Was wäre, wenn sich die jüdische Bevölkerung Deutschlands nicht mehr für ihre Belange einsetzen würde? Was wäre, wenn niemand mehr sagen würde, wie er oder sie die Sache sieht, die Dinge empfindet? Was wäre, wenn niemand mehr übersetzen würde, dass etwas antisemitisch war? Was wäre, wenn alle nur noch still wären, niemand mehr um den 27. Januar und 9. November den nichtjüdischen Gedenkveranstaltungen beiwohnen würde? Wenn Überlebende nicht mehr ihre Geschichte erzählen würden, wenn sie es nie getan hätten? Sich nie der Wiederholung ihrer Traumata ausgesetzt hätten und stets versicherten, Ihr seid nicht schuld, aber Ihr tragt Verantwortung, dass es nie wieder geschieht? Was wäre, wenn keine jüdische Organisation, keine Gemeinde mehr zu Demonstrationen gegen Judenhass aufrufen würde? Wenn es keine Aktionswochen gegen Antisemitismus mehr gäbe. Wenn junge Menschen nicht mehr zu anderen Menschen in Schulklassen gingen und sagen: Schaut her, ich bin Jüdin und ich bin nicht viel anders als Ihr? Wenn niemand mehr mit jüdischem Hintergrund zu Interviews bereitstünde? Was wäre, wenn es keine Synagogenführungen mehr gäbe, keine Gäste mehr zugelassen würden in G’ttesdiensten? Was wäre, wenn die jüdischen Studierendenverbände sich nur noch um innere Dinge kümmern würde, sich nicht mehr äußerten. Was wäre, wenn all die einzelnen Jüdinnen und Juden in ihren Freundeskreisen nichts mehr sagen, erklären würden? Was wäre, wenn sich niemand Jüdisches mehr für Juden und Jüdinnen einsetzen würde? Dann stünden wir ziemlich allein da. Aber würde es bemerkt werden? Ich zweifle.

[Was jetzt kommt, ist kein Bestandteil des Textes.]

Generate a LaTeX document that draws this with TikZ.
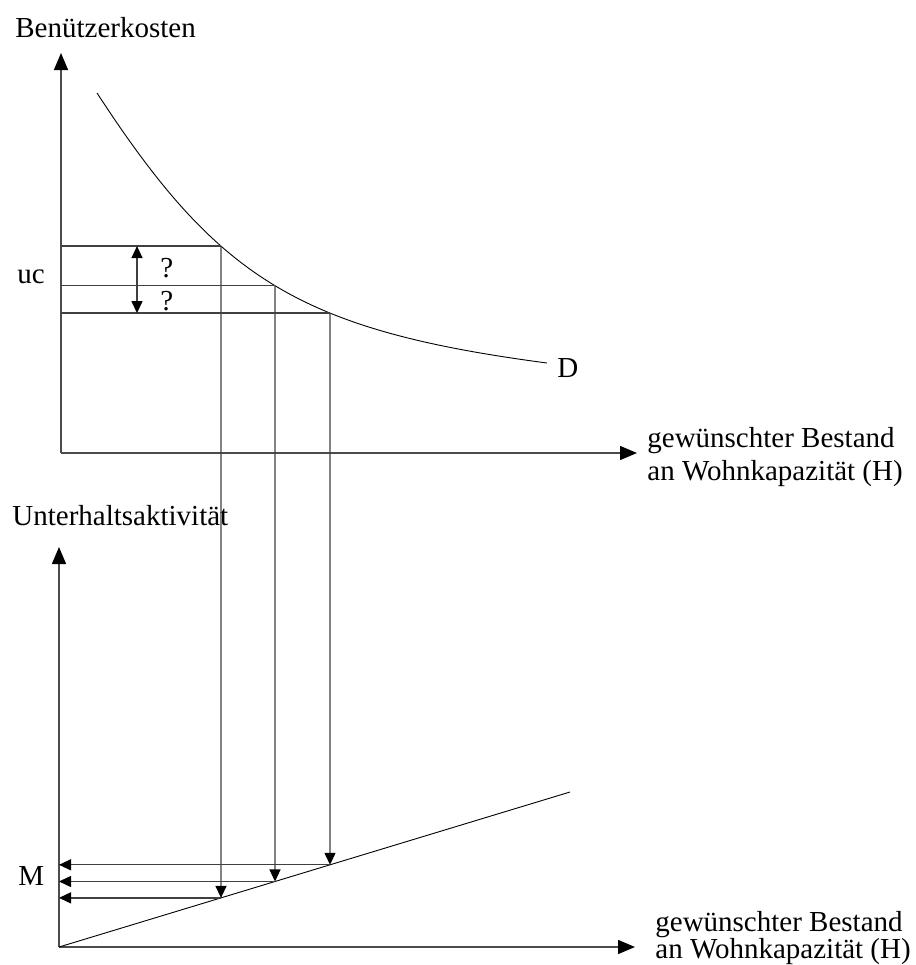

Zu fern ist die jüdische Lebensrealität in Deutschland der Mehrheitsgesellschaft. Zu wenig wissen nichtjüdischen Menschen davon. Zu wenig können sie sich einfühlen. Zu wenig ist ihnen bewusst. Zu wenig setzen sie sich ein. Zu wenig. Zu wenig. Zu wenig.
Ist unsere einzige Chance wirklich, dass wir uns exponieren müssen? Seit Tagen denke ich darüber nach. Denke an die eigene Müdigkeit, das Resignieren und denke auch daran, wie ich so oft sage, da sind jetzt Jüngere, die haben mehr Energie. Nein, sie sollen genau diese Energie nicht dafür verschwenden müssen, wir sollten weiter sein. Ich bin Optimistin, aber Hoffnung, Hoffnung habe ich keine mehr. Es wird so weiter gehen, Generation für Generation. Wir werden uns für uns selbst einsetzen müssen, weil es sonst kaum jemand tut, kaum jemand fähig ist, zu übersetzen.
Eh Widerspruch kommt, natürlich gibt es die wenigen Ausnahmen unter 80 Millionen. Felix Klein sagte zum Amtsantritt und vermutlich noch immer, dass es wichtig sei, dass gerade Nichtjuden die Stimme erheben, dass es eine andere Wirkung hat, dass dann niemand sagen kann „wieder die Juden“ und die Augen verdrehen. Sehr aktuell möchte ich zwei Artikel bzw. Interviews empfehlen, wie ich persönlich mir vorstelle, wie es aussehen kann: Michael Blumes Faktencheck zum letzten Precht und Lanz Podcast und die dummen, von Vorurteilen triefenden Äußerungen Prechts und der Zustimmung Lanz‘ und das Interview von Miron Tenenberg mit Nikolas Lelle von der Amadeu Antonio Stifung.